Motorsports Column for 11/27/99
With the racing season over, this week’s column will be kind of a grab-bag of interesting facts, rumors, and announcements about next season. Enjoy.
— Let’s all buy CART a beer today. Championship Auto Race Teams came into existence Nov. 27, 1978, which makes it 21 years old today. It was also a banner day for NASCAR, because the split of open-wheel racing (USAC vs. CART) helped trigger the phenomenal growth of the stock car racing organization.
Recently, the CART-IRL split further entrenched NASCAR as the 600-pound gorilla of American auto racing.
— Hendrick Motorsports announced the first step in a major reorganization Monday, naming Gary DeHart as new crew chief for Terry Labonte’s Kellogg’s No. 5 team.
DeHart led the Labonte team to the Winston Cup championship in 1996. Additional changes in top-level management are in the works, according to Hendrick general manager John Hendrick, who did not rule out further personnel changes.
— Two-time Craftsman Truck Champion Ron Hornaday was impressive in his first ARCA race at Atlanta last weekend. He drove a converted Winston Cup car inherited from Dale Earnhardt stable mate Steve Park to the win.
“I think Earnhardt was trying to see if I’d be scared,” said Hornaday. “This is one of the fastest tracks we go to, one of the fastest the Busch guys go to. I’ve never been around this track, and what’s better than to run a race to get experience for next year.” Hornaday will be running the Busch series next season, taking over Dale Jr.’s ride. The win clearly showed him to be ready for the step up.
— Race fans everywhere need to boycott Big Daddy’s Barbecue Sauce. The company has burned just about every racing series in the country.
After big promises – and no money or performance in Winston Cup, Craftsman Truck, and IRL – the IHRA announced this week that they are canceling a previously agreed-to promotional program for its Alcohol Funny Car class with Big Daddy’s. Once again, the company had failed to live up to its financial obligations with Von Smith’s AFC team.
— CART owners voted unanimously last week to retire No. 99. This was Greg Moore’s number, and it is only the second number ever retired by CART (A.J. Foyt’s No. 14 is the other).
Fittingly, fellow Canadian Wayne Gretzky’s number, also 99, was retired by the NHL last month. It was the first number assigned to Moore by the Westwood (Canada) Karting Association, and he carried it throughout his racing career.

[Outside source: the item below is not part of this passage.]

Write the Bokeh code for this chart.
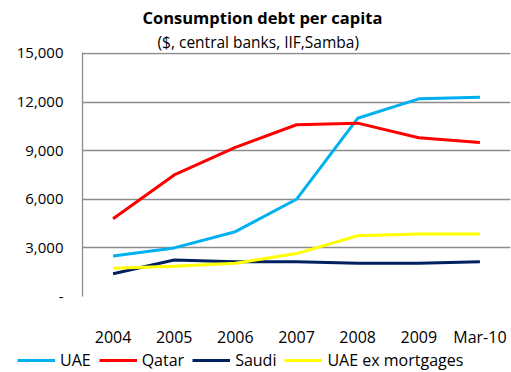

“Greg Moore left a permanent impression on the FedEx Championship Series in his all-too brief tenure with us,” said CART CEO Andrew Craig. “It seems only proper that we assure him a permanent legacy by retiring the number which became a symbol of his success.”
— In what Rick Galles termed “the worst-kept secret in the history of racing,” Al Unser Jr. was officially announced Tuesday to have signed a five-year deal to drive for Galles/ECR Racing in the Indy Racing League.
The evasive Galles said that they had signed a major sponsor along with some other associates, but could not announce them. Galles did say that the primary sponsor, new to motorsports, wanted to hold a launch of its own.
The Unser/Galles combination won 16 CART races over eight previous seasons, along with the 1990 season championship. Unser will run the full season in a G-Force chassis with Oldsmobile Aurora power, but the main draw for Unser was the chance to return to Indianapolis.
“I have some unfinished business there,” he said. “I wasn’t fast enough to make the show in my last attempt.”
— Recently, we mentioned Robby Gordon’s plans to move back to Winston Cup racing, speculating that he might purchase Ricky Rudd’s team.
Well, Gordon has just signed a joint-venture agreement with Irvan-Simo Racing to use their Mooresville facility, including all equipment, race cars and employees. The agreement also includes a merchandising deal with No Fear, the apparel company owned by Mark and Brian Simo.
Ernie Irvan will act as advisor to Gordon and other Team Gordon partners Mike Held and John Menard. The team will campaign a No. 13 Ford Taurus.
Roger Diez is the Nevada Appeal motorsports columnist.